Panelists at the opening session of the 2014 ULI Fall Meeting in New York City predicted that society, the economy, and cities are on the cusp of a dramatic, fundamental shift—one with even more game-changing potential than the tumultuous, often painful reordering that has been seen over the past couple of decades. But the new wave of change—which urban built space could play a major role in facilitating—has the potential to reverse troubling current trends, from climate change and economic inequality to the personal isolation caused by overuse of electronic gadgetry.
Scott Heiferman, founder and chief executive officer of the in-person social networking facilitator Meetup, predicted that people increasingly will turn away from being passive consumers of mass-produced products and electronic mass media. Instead, they’ll increasingly reach out to their neighbors to join in what he calls “do it ourselves” activities—a group variation on the “do it yourself” ethic. As evidence, he cited the phenomenal growth of his own company, which since its start in 2002 has grown to 20 million members in 140 countries who gather to collaborate on everything from parenting and coping with illnesses to fiction writing and fitness workouts. “People are using the internet to get off the internet, and find others,” he explained.
Heiferman sees that trend as creating a potentially multibillion-dollar market for real estate developers, because people will need buildings with common spaces large enough to accommodate those sorts of meetings.
“The big problem now is, where do they go to meet up?” Heiferman explained. He said cities would need community spaces that are closer to Apple Store than “your grandfather’s Kiwanis center.” He added that “we might want to partner with people who develop that real estate.”
Another panelist—Vincent Stanley, a former vice president for outdoor clothing manufacturer Patagonia—noted that climate change and other environmental woes were occurring “at a rate that nature cannot absorb,” but that the increased emphasis on sustainable development could help avert such a crash. The challenge, he said, “is how we utilize our talents, our skills, our creativity in a way that allows the health of communities and natural systems to thrive.”

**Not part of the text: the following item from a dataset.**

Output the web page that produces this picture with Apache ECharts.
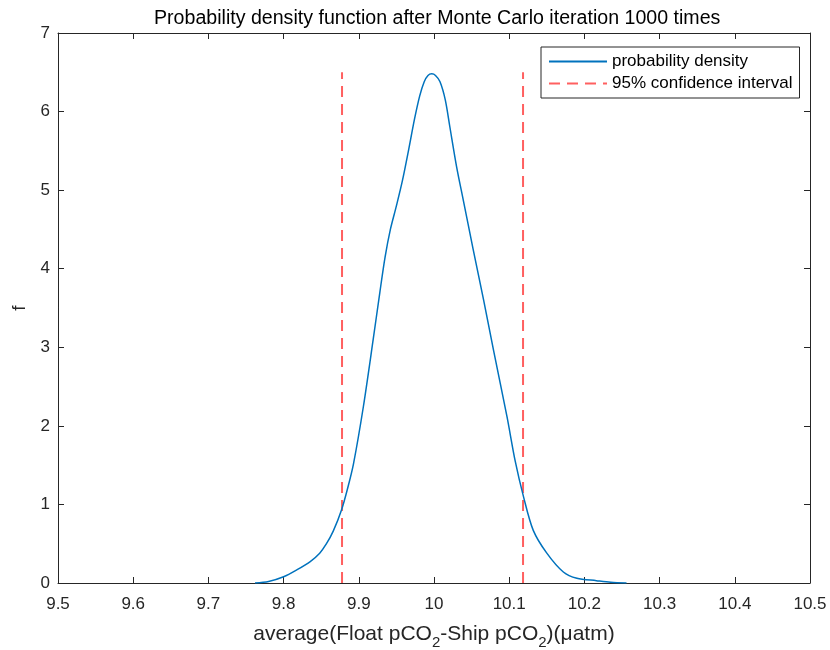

Stanley praised New York City’s High Line, a green parkway built upon a former elevated railway, as a prime example of how cities could help residents reconnect both with nature and each other. “It gets people out walking, and it has benches and places for people to eat and talk,” he said. “That’s what we’re going to need to address climate change and the needs of our lifetime.”
Stanley also was enthusiastic about the impact of Leadership in Energy and Environmental Design (LEED) standards for green building, which he said “have really changed the way construction works.” He sees the development of walkable urban neighborhoods as another transformational trend. “People have a yearning for the quality of intimacy, connection, for the feeling of a local place,” he said.
The panel also included Brad Katsuyama, president and chief executive officer of IEX, a company whose technology for high-speed stock trading is designed to create fairer financial markets. He saw a growing shift away from exploitive self-interest, and toward economic equity and a sense of community. “As the world gets more transparent, it’s harder to make money in nefarious ways,” he explained. Instead of responding primarily to short-term economic motivations, people are beginning to “focus on the long term, on trying to make money the right way,” said Katsuyama, who is the central character in Michael Lewis’s book Flash Boys.
That ethical shift could help make it easier for cities to build a consensus around land use that improves the environment and provides a better quality of life for urban residents.
“The 20th century was tearing people apart,” Heiferman explained. “The difference in the 21st century is that people are turning to each other. People are connecting and renting and sharing and helping each other out. That makes for a better city and a better economy.”
The discussion was preceded by remarks from New York City Mayor Bill de Blasio, whose ideas seemed in sync with the panelists’. The mayor touted the city’s array of Fortune 500 companies and its 200,000 small businesses as engines of growth that have created 4 million private sector jobs—an all-time high—and predicted that boroughs such as Queens and Staten Island would emulate the dramatic recent growth of Brooklyn. He also touted New York City’s continued strength as a tourism destination that attracts 54 million visitors a year. But de Blasio said that reducing economic inequality and building 200,000 new affordable housing units over the next decade were critical to continued growth. The mayor also said that climate change was a top priority, and that the city aimed to reduce carbon emissions by 80 percent by 2050. “We have to address global warming,” he said.